Washington is deploying more soldiers to fight Islamic State. On December 1, Secretary of Defense Ash Carter announced the Pentagon would send a “specialized expeditionary targeting force” of two-hundred U.S. commandos to Iraq.
According to Carter, the soldiers will “conduct raids, free hostages, gather intelligence and capture ISIL leaders” and “conduct unilateral operations into Syria.”
American elite troops have long operated in Iraq and Syria and the arrival of more isn’t a surprise. But what, specifically, will these soldiers do? Can two-hundred commandos change the tide of the war? According to Malcolm Nance, a retired U.S. Navy intelligence officer and counter-terrorism expert, those soldiers could make all the difference.
Nance is no stranger to Islamist terror—he literally wrote the book on the subject—and has lived in and around the Middle East for the past ten years. He says he’s got a plan that would change the dynamic of the war. It starts with U.S. commandos.
“The special operations forces in Iraq need to be unleashed,” Nance tells War Is Boring. “[They] need to be cut loose.”
But Nance says the United States can’t do it alone. The American special operations forces need to partner with the Iraqi special forces, the Free Syrian Army and Kurdish fighters. That’s happening to some extent, Nance says, but it needs to happen more for his plan to work.
“What we need to do is marry up equal numbers of forces—if not on a three to one basis, so three Iraqis for every U.S special operations trooper—then start carrying out unconventional missions in ISIS’s rear.”

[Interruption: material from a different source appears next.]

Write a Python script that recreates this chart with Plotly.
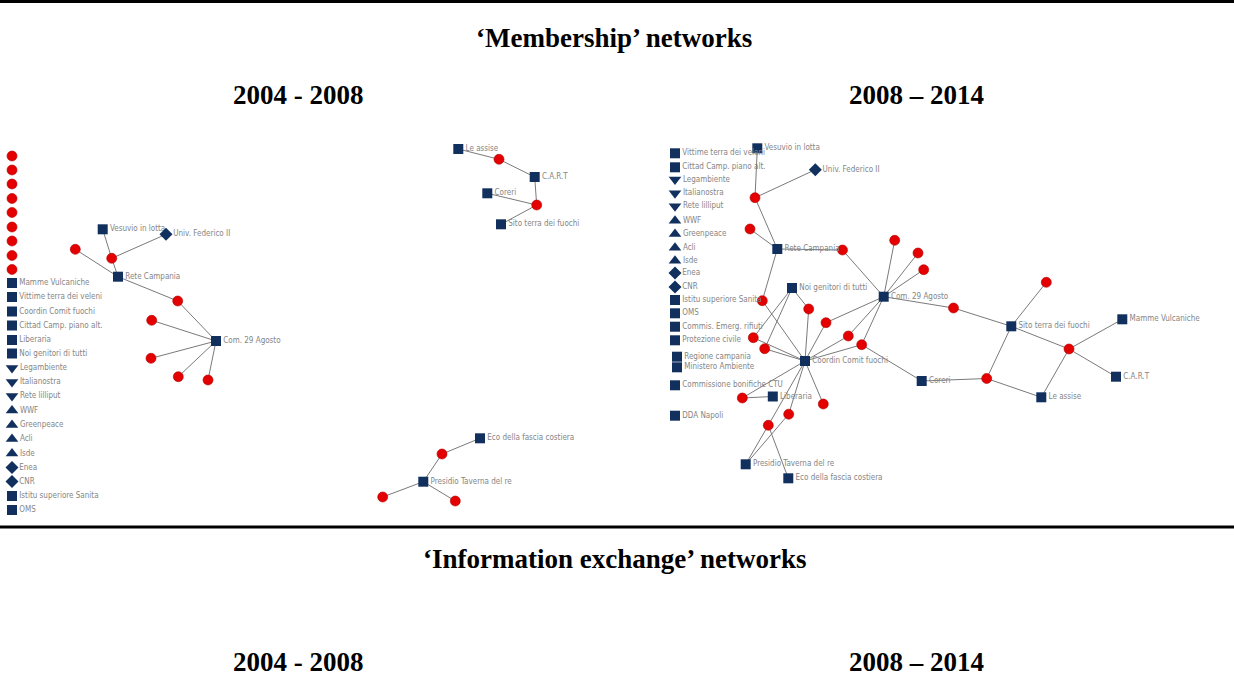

The root of the problem is that the U.S.-led coalition is relying mainly on Iraqi ground troops who lack tactical creativity. “Iraqi forces . . . are linearly disposed against ISIS in the cities. All they do is hammer each other back and forth. ISIS learned how to be asymmetrical. They’ve learned how to go around and flow like water, but they don’t like having it done to them.”
Under Nance’s plan, combinations of American, Iraqi and Syrian commandos begin conducting masked raids at night. “Don’t fight the enemy that’s sitting right in front of your face,” he explains. “Go twenty-thirty miles behind his lines and destroy his entire line of logistics at night.”
“Stop every truck, destroy outposts, knock down communications,” he explains. “Get ISIS to believe that when the night falls, they don’t own their borders anymore. They only own the cities.”
Nance says cutting off Islamic State’s logistical infrastructure will force it to conduct more nighttime patrols. When that happens, “air power can finally start dominating . . . you have to break ISIS out of its state-like shell and force them into a mobile battle. The best way to do that is through these raids.”
Then the joint special operations task force should dig in. “Take one-hundred-and-fifty special forces . . . and fly them out to the middle of the eastern Syrian desert. Create a combat operations outpost for a day or two and at night you go out and destroy everything.” “You find outposts? You hit ‘em. You start leap frogging all across the Islamic State.”
Nance stresses over and over how important it is to include Iraqi and Syrian forces in these raids.
“I would create a pan-Arab joint special operations task group of two-thousand men,” he explains. “I would give them some high capacity Ford F-350s with heavy machine guns . . . and we would start marauding over eastern Syria and northwestern Iraq.”
He repeated one word. “Marauding.”
Nance says his plan will turn around morale in the local fighters and make them feel like they’re on the offensive. “If I had my way, I’d have three checkpoints outside of Raqqa every night,” Nance added. “Everything that comes up to it gets killed. Suddenly ISIS would have to devote an enormous amount of resources for its rear area security.”
Islamic State is a master of momentum and psychological warfare. Despite heavy human losses — and some territorial setbacks — in recent months, many feel as if the militants are still on the offensive. Nance’s plan would take that away and put the extremists on the defensive, which Islamic State actually isn’t very good at.
“All they do is lay IEDs. That’s all,” he explains. “The Iraqis fight in the same linear fashion, butting heads like two bulls. No one is flanking.”
Nance puts it down to a lack of imagination. Both sides have been fighting this way for so long that no one will change. But Nance’s plan would put Islamic State under siege in “thirty different places at thirty different times. We would be treating them the way they treated the Iraqis.”
“In seventy-two hours the entire narrative of ISIS as an Islamic caliphate would be crushed,” he says. “What they would be is a series of cities that are hold-up, and they can’t go on the highway because real ground forces are destroying, sniping, land mining everything.”
The intelligence vet admits that his plan is unconventional, but that’s the point. He also notes that the war has two fronts—one on the battlefield and one in the minds of the people fighting. He wants the Pentagon to think about both.
The war against Islamic State is as much an ideological conflict as it is a ground war. The United States can kill Islamic State fighters all day long, but unless it destroys Islamic State’s apocalyptic ideology it won’t achieve victory.